Não havia arraial, nocturno ou
diurno, em que se não desse uma violenta cena de pancadaria, que às vezes
varria o arraial de lés a lés, deixando, por vezes, estatelados no chão, dois
ou três corpos em coma.
Felizmente, hoje não há desses
espectáculos. Os homens não usam cacete e as raras questões que surgem são
liquidadas a tabefe, sem acompanhamento de algazarra. No entanto, não se bebe
menos vinho, e mantêm-se abertas as tabernas aos domingos, contra os bons
princípios da educação das massas.
O mascarado inspira-me repulsa e
medo, um medo instintivo de qualquer coisa de desagradável que possa vir não se
sabe de onde.
Era eu pequeno, teria muito dez
anos, Salvador Correia, há poucos anos falecido, que fora soldado em África, na
campanha contra o Gungunhana, ainda quente com o entusiasmo dos recentes
combates, organizou um simulacro de combate entre brancos e pretos, pelo
Carnaval. Deu-se o recontro das forças no adro, aonde acorreu muita gente para
presenciar o combate. As espingardas caçadeiras estavam, evidentemente,
carregadas com pólvora seca, mas uma, ou porque fosse descarregada
à-queima-roupa, ou fosse por outra razão, feriu um dos soldados da coluna
negra, que era o José Martins dos Santos Barreto, se a memória não me atraiçoa.

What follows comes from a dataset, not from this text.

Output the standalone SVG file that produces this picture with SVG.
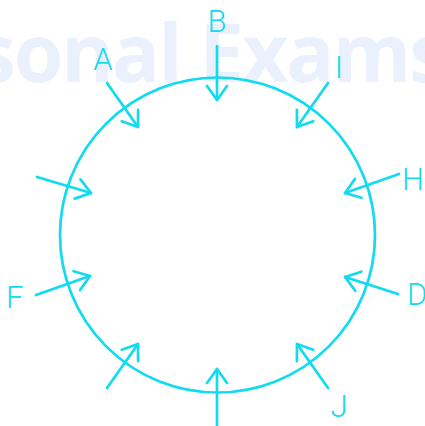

Estabeleceu-se enorme borborinho na multidão, com naturais exageros sobre a
gravidade do ferimento, que, afinal, não teve importância.
Este incidente impressionou-me
por toda a vida contra as máscaras, as quais, se até então me metiam medo,
passaram a produzir em mim repulsão.
Quanto aos doidos, merece
referência o Luís de Paus — o “Caramba” — e o seu contemporâneo Manuel Belbute.
Aquele era um doido assomadiço, a quem a garotada fazia exasperar atirando-lhe
pedras, ao que ele ripostava também com pedras e, por vezes, arremessando o
próprio pau, que trazia sempre. Nesses momentos, ele tornava-se colérico e,
então, ah! pernas! para que vos quero!
O Luís de Paus aparecia poucas
vezes cá por baixo, ao contrário do Belbute, que passava o tempo no Ameal e em
Fontes, sem paradeiro certo para dormir e comer. Gostava de prestar serviços,
ganhando muitas vezes o que comia rachando lenha.
Era um doido manso, que às vezes
tinha ditos dignos de pessoa ajuizada. Uma vez dirigiu-se a uma das casas que
frequentava, para matar a fome. Não entrou, porque, ainda de largo viu a casa
cheia de gente a banquetear-se em lauta e ruidosa comesaina na qual, à moda da
região quando se festeja casamento, se consumiam fartas iguarias, regadas por
torrentes de vinho. O Belbute, horrorizado com aquele esbanjamento de comida,
retrocedeu revoltado, vociferando:
— Pouca vergonha! É um
desgoverno!
Doido simpático e inofensivo,
nunca me meteu grande medo, e a garotada não o arreliava muito; apenas lhe
perguntava (e nisto imitava os adultos):
— Manuel, vai meter o pé no
mei’alqueire!
Eu nunca soube a origem deste
estribilho. O Belbute apenas respondia meia dúzia de inconveniências de pequena
importância, que faziam rir o mais sisudo.
Aceitava quantos chapéus lhe
davam; e porque tinha pelo chapéu um culto infantil, ia-os colocando uns sobre
os outros na cabeça. Cheguei a vê-lo com quatro ou cinco chapéus.
Em certa ocasião, ao ouvir dizer
que determinado indivíduo, desprovido de qualidades de iniciativa, embarcara
para o Brasil, teve essa expressão, digna de um espírito lúcido:
— Ora! Ora! Que vai ele lá fazer?
Quem não é cá, não é lá.
E saiu certa a profecia, porque o
emigrante nunca deu coisa que visse.